One should note in particular the positive appreciation of Chavez by the conservative president of neighboring Colombia. This was because of the important and very positive role Chavez had been playing as a mediator between the Colombian government and its long-time guerilla movement enemy, the FARC. Chavez was the one possible mediator acceptable to both sides, and he was seeking a political solution to end the warfare.

His detractors charged him with fostering a corrupt regime, an authoritarian regime, and an economically incompetent regime. There has no doubt been corruption. There always is in any regime where there is abundant money. But when I think of the corruption scandals in the past half-century in the United States or France or Germany, where there is even more money, I cannot take this argument too seriously.

Has the regime been authoritarian? Certainly. This is what one gets with a charismatic leader. But again, as authoritarian leaders go, Chavez has been remarkably restrained.
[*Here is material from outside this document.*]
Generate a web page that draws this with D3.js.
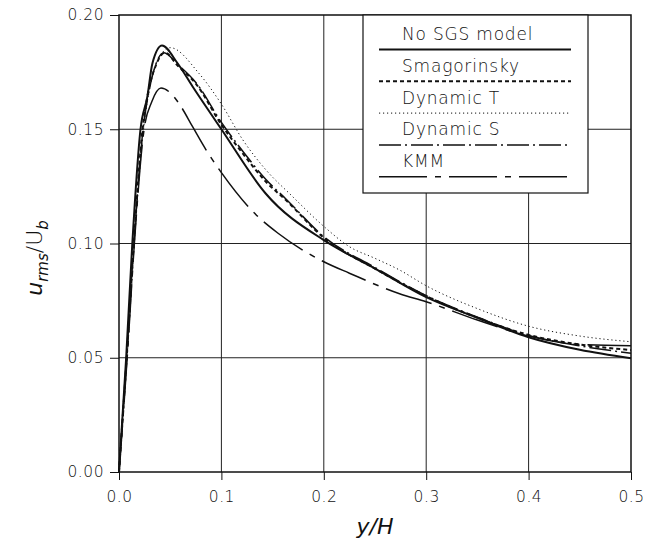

There have not been bloody purges or concentration camps. Instead, there have been elections, which most outside observers have considered as good as they come (think again of the United States or Italy or…), and Chavez has won 14 of 15 of them. Nor should we forget that he confronted a serious coup attempt supported by the United States, which he survived with difficulty. He survived on the basis of popular support and support within the army.

As for economic incompetence, yes he has made mistakes. And yes, the current income of the Venezuelan government is less than it had been earlier. But remember we are in a worldwide depression. And almost every government in the world is facing financial dilemmas and calls to austerity. It is not at all obvious that a government in the hands of his opposition would have done better in terms of optimizing economic revenue. What is certain is that a government in the hands of his opposition would have done less to redistribute wealth internally to the poorest strata.

The one area in which he has not shone is his continuing support for an extractivist economic policy, overriding the protests of indigenous peoples about both ecological damage and their rights to autonomous control of their locations. But he shared this fault with every single government in the Americas, whether of the left or the right.

What is likely to happen now? For the moment, both the Chavistas and the opposition have closed ranks, at least for the forthcoming presidential elections. Most analysts seem to agree that Chavez’s chosen successor, Nicolás Maduro, will win them. The interesting question is what will happen thereafter, first of all in terms of internal alignments. Neither camp is without its internal divisions. I suspect there will be some reshuffling of the cards, with defections in each camp to the other side. In a few years’ time, we may have a different array of forces.

What will then happen to “21st-century socialism” – the vision that Chavez had of what needs to be pursued in Venezuela, in Latin America, and throughout the world? There are two words in this vision. One is “socialism.” Chavez sought to rescue this term from the opprobrium into which it had fallen because of the multiple failures both of real-existing Communism and post-Marxian social-democracy. The other term is “21st-century.” This was Chavez’s clear repudiation of the socialism of both the Third and the Second Internationals, and his call for rethinking the strategy.

In both these tasks, Chavez was scarcely alone. But he sounded a clarion call. For me, this effort is part of the larger task we all face during this structural crisis of historical capitalism and the bifurcation of two possible resolutions of the chaos into which our world-system has fallen. We need to debate what is the nature of the better world we, or some of us, are seeking. If we can’t be clearer on what we want, we are not likely to win the battle with those who seek to create a non-capitalist system that nonetheless reproduces the worst features of capitalism: hierarchy, exploitation, and polarization.